By Rex HoggardMay 4, 2015, 12:06 am

SAN FRANCISCO – During a week of title bouts – Floyd Mayweather vs. Manny Pacquiao, Keegan Bradley vs. Miguel Angel Jimenez – Sunday’s finale at the WGC-Cadillac Match Play felt more like an undercard.

It wasn’t the names, what with world No. 1 Rory McIlroy squared off with cult favorite Gary Woodland in the 18-hole championship match, so much as it was an utter lack of buzz, both on and off the winding Harding Park track.

Maybe it was the new format, three days of round-robin group play that left fans and players equally confused. Maybe it was a gloomy Sunday that produced few cheers.

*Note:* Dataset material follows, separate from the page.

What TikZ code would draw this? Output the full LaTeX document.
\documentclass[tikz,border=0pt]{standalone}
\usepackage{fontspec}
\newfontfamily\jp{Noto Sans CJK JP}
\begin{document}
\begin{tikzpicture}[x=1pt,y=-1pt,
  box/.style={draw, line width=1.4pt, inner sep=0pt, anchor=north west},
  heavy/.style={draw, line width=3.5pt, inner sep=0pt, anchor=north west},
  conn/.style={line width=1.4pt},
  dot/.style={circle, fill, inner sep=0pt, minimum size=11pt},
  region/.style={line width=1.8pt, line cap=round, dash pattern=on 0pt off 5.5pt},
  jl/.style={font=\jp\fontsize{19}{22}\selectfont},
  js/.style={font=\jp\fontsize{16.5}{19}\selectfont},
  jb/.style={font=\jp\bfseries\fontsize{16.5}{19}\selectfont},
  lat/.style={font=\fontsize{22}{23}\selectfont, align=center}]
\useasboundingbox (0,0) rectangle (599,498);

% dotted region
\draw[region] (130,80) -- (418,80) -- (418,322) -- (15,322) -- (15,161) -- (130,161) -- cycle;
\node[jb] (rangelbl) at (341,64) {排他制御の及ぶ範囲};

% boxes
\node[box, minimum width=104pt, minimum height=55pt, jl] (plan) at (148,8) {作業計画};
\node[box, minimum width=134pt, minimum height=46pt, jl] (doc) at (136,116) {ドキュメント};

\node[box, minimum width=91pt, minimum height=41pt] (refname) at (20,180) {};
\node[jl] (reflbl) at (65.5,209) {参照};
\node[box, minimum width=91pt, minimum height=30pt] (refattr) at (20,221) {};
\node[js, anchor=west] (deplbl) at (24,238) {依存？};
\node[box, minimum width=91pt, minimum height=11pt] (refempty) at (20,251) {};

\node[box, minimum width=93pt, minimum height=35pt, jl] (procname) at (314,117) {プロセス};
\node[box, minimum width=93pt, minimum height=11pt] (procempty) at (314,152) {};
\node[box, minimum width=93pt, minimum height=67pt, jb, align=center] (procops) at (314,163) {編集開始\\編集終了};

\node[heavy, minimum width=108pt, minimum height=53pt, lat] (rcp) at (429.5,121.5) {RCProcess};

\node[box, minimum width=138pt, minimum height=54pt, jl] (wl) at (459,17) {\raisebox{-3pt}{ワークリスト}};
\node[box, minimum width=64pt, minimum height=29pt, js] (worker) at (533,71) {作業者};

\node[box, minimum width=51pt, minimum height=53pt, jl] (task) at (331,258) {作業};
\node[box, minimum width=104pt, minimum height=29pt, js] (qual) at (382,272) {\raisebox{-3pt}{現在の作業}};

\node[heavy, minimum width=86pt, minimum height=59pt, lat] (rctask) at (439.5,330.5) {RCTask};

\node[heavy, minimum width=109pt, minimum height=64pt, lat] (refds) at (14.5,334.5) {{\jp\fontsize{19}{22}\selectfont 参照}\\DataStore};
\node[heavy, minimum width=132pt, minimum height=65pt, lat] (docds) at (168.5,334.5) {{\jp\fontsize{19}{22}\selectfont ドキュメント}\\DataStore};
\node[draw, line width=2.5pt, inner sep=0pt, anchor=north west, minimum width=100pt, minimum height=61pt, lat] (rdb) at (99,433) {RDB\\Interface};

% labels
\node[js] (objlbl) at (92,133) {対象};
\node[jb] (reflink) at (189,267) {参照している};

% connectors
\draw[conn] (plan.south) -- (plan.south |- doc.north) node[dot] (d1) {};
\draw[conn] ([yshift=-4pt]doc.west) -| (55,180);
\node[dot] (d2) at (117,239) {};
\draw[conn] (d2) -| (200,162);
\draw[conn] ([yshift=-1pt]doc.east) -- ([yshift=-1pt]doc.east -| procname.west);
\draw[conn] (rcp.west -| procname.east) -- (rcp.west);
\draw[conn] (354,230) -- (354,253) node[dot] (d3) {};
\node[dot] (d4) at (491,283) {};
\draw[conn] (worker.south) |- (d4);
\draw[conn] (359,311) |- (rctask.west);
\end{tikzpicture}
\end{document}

Or maybe – as is normally the case at golf’s version of March madness – building to a crescendo isn’t exactly match play’s stock in trade.

Consider that your two finalists played a combined 206 holes before reaching the title bout and provided plenty of fireworks along the way.

WGC-Cadillac Match Play: Articles, videos and photos

McIlroy trailed going to the 16th tee in three of his four matches leading up to the final, going a combined 9 under par on those closing holes; while Woodland’s best likely came on Day 1 when he played his last four holes in 2 under par to beat Jimmy Walker in 19 holes on his way to winning what some argued was the week’s “group of death.”

By comparison, Sunday’s matinee was flat.

After trading birdies at the par-5 first, the would-be champions combined to play the next three holes in 5 over par. Things began to go McIlroy’s way when Woodland’s tee shots stopped going the proper way.

The slugger missed his drive left on No. 3 and advanced his next shot exactly 1 yard after trying to weave a Hail Mary through a forest. For all his adventures, however, Woodland halved the hole with a bogey.

At the fifth he hit not one, but two cart paths with a drive that sailed right and the downward spiral had begun. By the turn, Woodland was 2 over par and 4 down to McIlroy.

“I think sometimes finals might not have the quality of some of the previous rounds, whether that's to do with a little bit of fatigue kicking in or maybe just the occasion or whatever,” McIlroy said. “I felt like Gary and I didn't get off to the best of starts. There was a bit of an ebb and flow in the match, but thankfully I was on the better side of it at the end.”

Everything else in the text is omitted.